**SET PROBLEM**
Transcribe the data in full and exactly, omitting any pictures.

## Start

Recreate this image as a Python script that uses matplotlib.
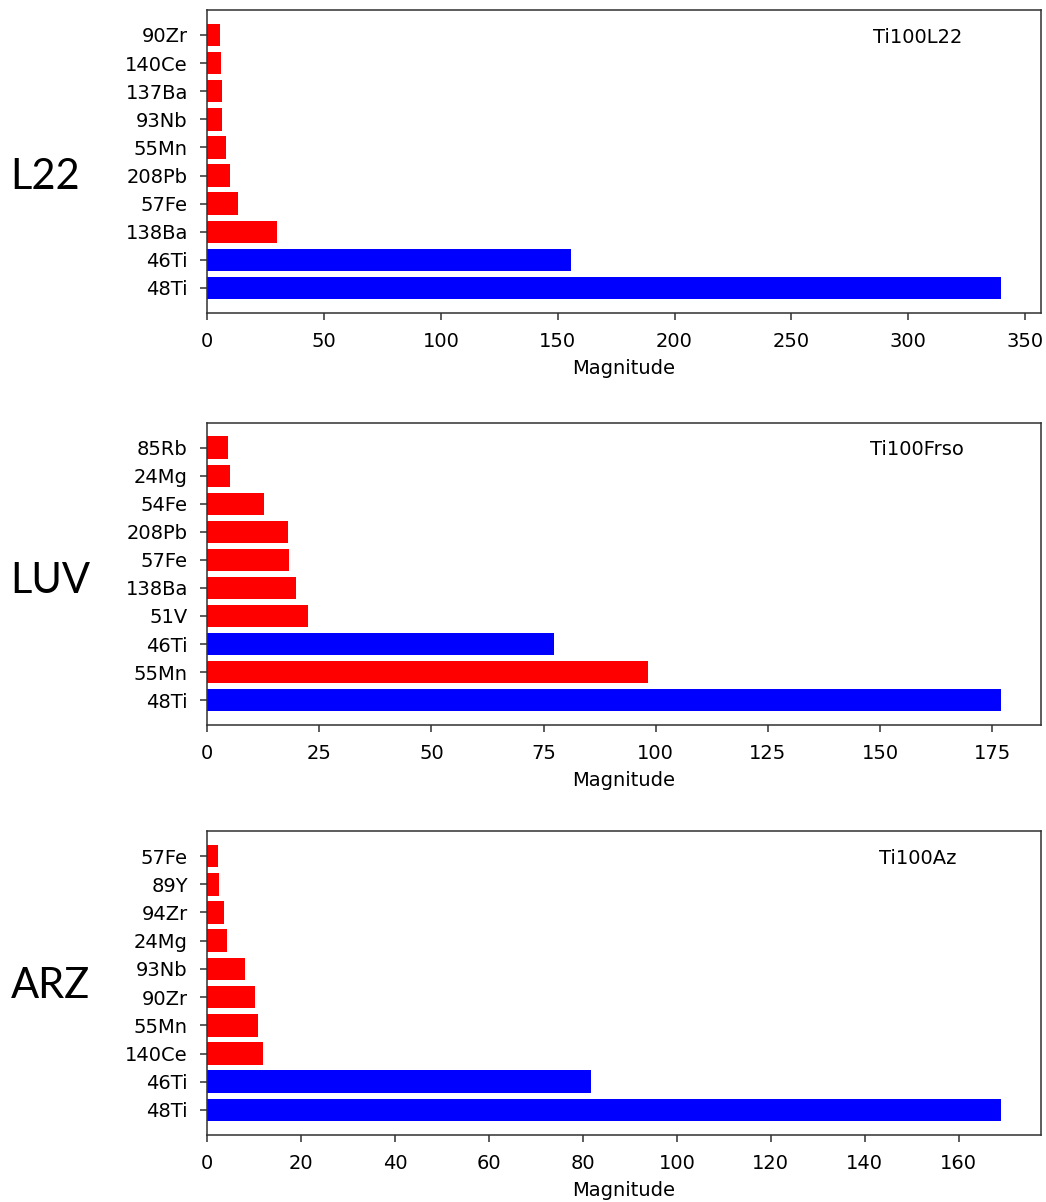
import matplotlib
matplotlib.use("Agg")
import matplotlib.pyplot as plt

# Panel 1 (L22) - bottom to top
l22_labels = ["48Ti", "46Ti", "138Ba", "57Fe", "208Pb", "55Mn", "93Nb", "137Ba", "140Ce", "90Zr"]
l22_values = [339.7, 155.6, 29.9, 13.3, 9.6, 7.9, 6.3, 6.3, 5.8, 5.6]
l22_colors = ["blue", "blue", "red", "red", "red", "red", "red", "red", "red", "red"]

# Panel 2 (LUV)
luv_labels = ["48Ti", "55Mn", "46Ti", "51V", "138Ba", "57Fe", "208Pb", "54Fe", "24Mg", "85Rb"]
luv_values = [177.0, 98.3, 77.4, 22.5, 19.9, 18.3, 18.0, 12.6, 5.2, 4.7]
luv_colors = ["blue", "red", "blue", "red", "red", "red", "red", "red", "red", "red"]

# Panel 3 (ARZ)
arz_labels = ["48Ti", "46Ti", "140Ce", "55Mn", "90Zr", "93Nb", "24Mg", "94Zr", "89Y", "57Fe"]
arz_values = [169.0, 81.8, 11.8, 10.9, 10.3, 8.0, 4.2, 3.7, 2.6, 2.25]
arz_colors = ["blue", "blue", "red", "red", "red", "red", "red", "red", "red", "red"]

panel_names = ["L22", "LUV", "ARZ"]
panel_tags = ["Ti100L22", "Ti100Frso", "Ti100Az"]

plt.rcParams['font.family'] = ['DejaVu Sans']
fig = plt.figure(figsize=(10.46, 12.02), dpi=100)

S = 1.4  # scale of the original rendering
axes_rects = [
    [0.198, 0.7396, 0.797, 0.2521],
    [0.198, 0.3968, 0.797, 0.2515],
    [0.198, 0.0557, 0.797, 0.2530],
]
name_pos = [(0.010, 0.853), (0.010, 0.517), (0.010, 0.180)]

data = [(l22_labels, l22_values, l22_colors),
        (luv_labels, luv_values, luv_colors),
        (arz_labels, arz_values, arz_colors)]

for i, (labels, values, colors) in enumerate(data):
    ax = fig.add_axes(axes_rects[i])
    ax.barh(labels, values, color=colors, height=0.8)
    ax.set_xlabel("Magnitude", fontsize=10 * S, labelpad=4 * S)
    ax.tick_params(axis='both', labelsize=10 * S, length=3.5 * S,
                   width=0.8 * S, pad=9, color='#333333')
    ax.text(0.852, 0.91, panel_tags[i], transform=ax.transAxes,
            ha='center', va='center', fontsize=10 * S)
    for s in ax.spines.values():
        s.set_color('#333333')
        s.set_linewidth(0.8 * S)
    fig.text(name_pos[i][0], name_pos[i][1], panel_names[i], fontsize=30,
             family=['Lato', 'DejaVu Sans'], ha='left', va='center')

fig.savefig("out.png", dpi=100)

## End

**FINAL RESULT**
Recreate this image as a Python script that uses matplotlib.
import matplotlib
matplotlib.use("Agg")
import matplotlib.pyplot as plt

# Panel 1 (L22) - bottom to top
l22_labels = ["48Ti", "46Ti", "138Ba", "57Fe", "208Pb", "55Mn", "93Nb", "137Ba", "140Ce", "90Zr"]
l22_values = [339.7, 155.6, 29.9, 13.3, 9.6, 7.9, 6.3, 6.3, 5.8, 5.6]
l22_colors = ["blue", "blue", "red", "red", "red", "red", "red", "red", "red", "red"]

# Panel 2 (LUV)
luv_labels = ["48Ti", "55Mn", "46Ti", "51V", "138Ba", "57Fe", "208Pb", "54Fe", "24Mg", "85Rb"]
luv_values = [177.0, 98.3, 77.4, 22.5, 19.9, 18.3, 18.0, 12.6, 5.2, 4.7]
luv_colors = ["blue", "red", "blue", "red", "red", "red", "red", "red", "red", "red"]

# Panel 3 (ARZ)
arz_labels = ["48Ti", "46Ti", "140Ce", "55Mn", "90Zr", "93Nb", "24Mg", "94Zr", "89Y", "57Fe"]
arz_values = [169.0, 81.8, 11.8, 10.9, 10.3, 8.0, 4.2, 3.7, 2.6, 2.25]
arz_colors = ["blue", "blue", "red", "red", "red", "red", "red", "red", "red", "red"]

panel_names = ["L22", "LUV", "ARZ"]
panel_tags = ["Ti100L22", "Ti100Frso", "Ti100Az"]

plt.rcParams['font.family'] = ['DejaVu Sans']
fig = plt.figure(figsize=(10.46, 12.02), dpi=100)

S = 1.4  # scale of the original rendering
axes_rects = [
    [0.198, 0.7396, 0.797, 0.2521],
    [0.198, 0.3968, 0.797, 0.2515],
    [0.198, 0.0557, 0.797, 0.2530],
]
name_pos = [(0.010, 0.853), (0.010, 0.517), (0.010, 0.180)]

data = [(l22_labels, l22_values, l22_colors),
        (luv_labels, luv_values, luv_colors),
        (arz_labels, arz_values, arz_colors)]

for i, (labels, values, colors) in enumerate(data):
    ax = fig.add_axes(axes_rects[i])
    ax.barh(labels, values, color=colors, height=0.8)
    ax.set_xlabel("Magnitude", fontsize=10 * S, labelpad=4 * S)
    ax.tick_params(axis='both', labelsize=10 * S, length=3.5 * S,
                   width=0.8 * S, pad=9, color='#333333')
    ax.text(0.852, 0.91, panel_tags[i], transform=ax.transAxes,
            ha='center', va='center', fontsize=10 * S)
    for s in ax.spines.values():
        s.set_color('#333333')
        s.set_linewidth(0.8 * S)
    fig.text(name_pos[i][0], name_pos[i][1], panel_names[i], fontsize=30,
             family=['Lato', 'DejaVu Sans'], ha='left', va='center')

fig.savefig("out.png", dpi=100)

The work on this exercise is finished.